Of course others, family and friends, offered something different. “Tomorrow will be better.” “It could have been worse.” I don’t mean to be critical. It’s just that platitudes or a cheer-up-things-will-get-better would have fallen so flat in easing my son and daughter-in-law’s emotional pain.

There is a time for something simple and traditional in moments that are challenging. When someone gets downsized it could be a time to say, “With losses come opportunities.” “Life is full of changes and you have to roll with the punches.” But that might come later. At first, having the heart and time to say something real and be present in the moment with the other person can meet the longing for truth —some things are hard, some things just hurt so much, and I’m right here in it with you.
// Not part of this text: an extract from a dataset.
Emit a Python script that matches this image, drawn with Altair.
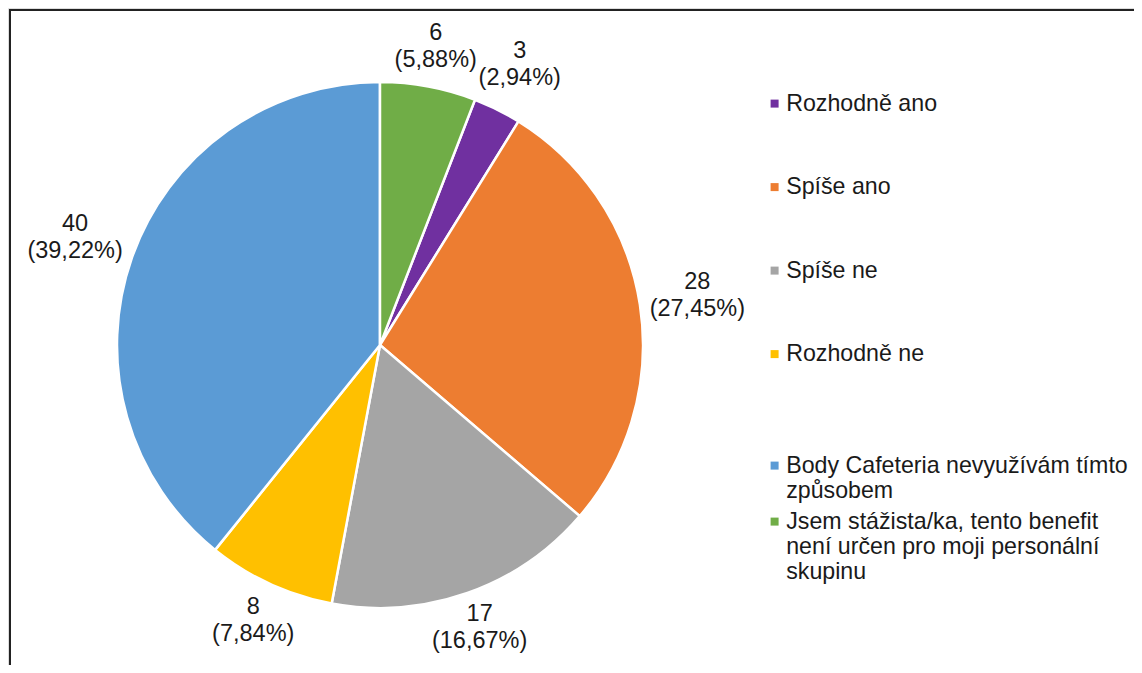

Some platitudes are fun to ponder. What platitudes do you know?

2 comments:

Liz Flaherty said...

This is really interesting, and I like the scene between Sterling and Lacy. Personally, I prefer platitudes to the silence that comes from not knowing what to say. I'm one of those adults who isn't always skilled at communication--and when I am, it's usually WRITTEN communication. :-)

I enjoyed the post!

Luanna Stewart said...

I love that scene between Sterling and Lacy! A couple of my chat friends and I play something similar when we're bemoaning the writer life. I'm also one of those adults who doesn't know what to say in a difficult or painful situation. So I opt for the truth and say that I don't know what to say. It keeps the conversation going and gives me time to offer some comfort.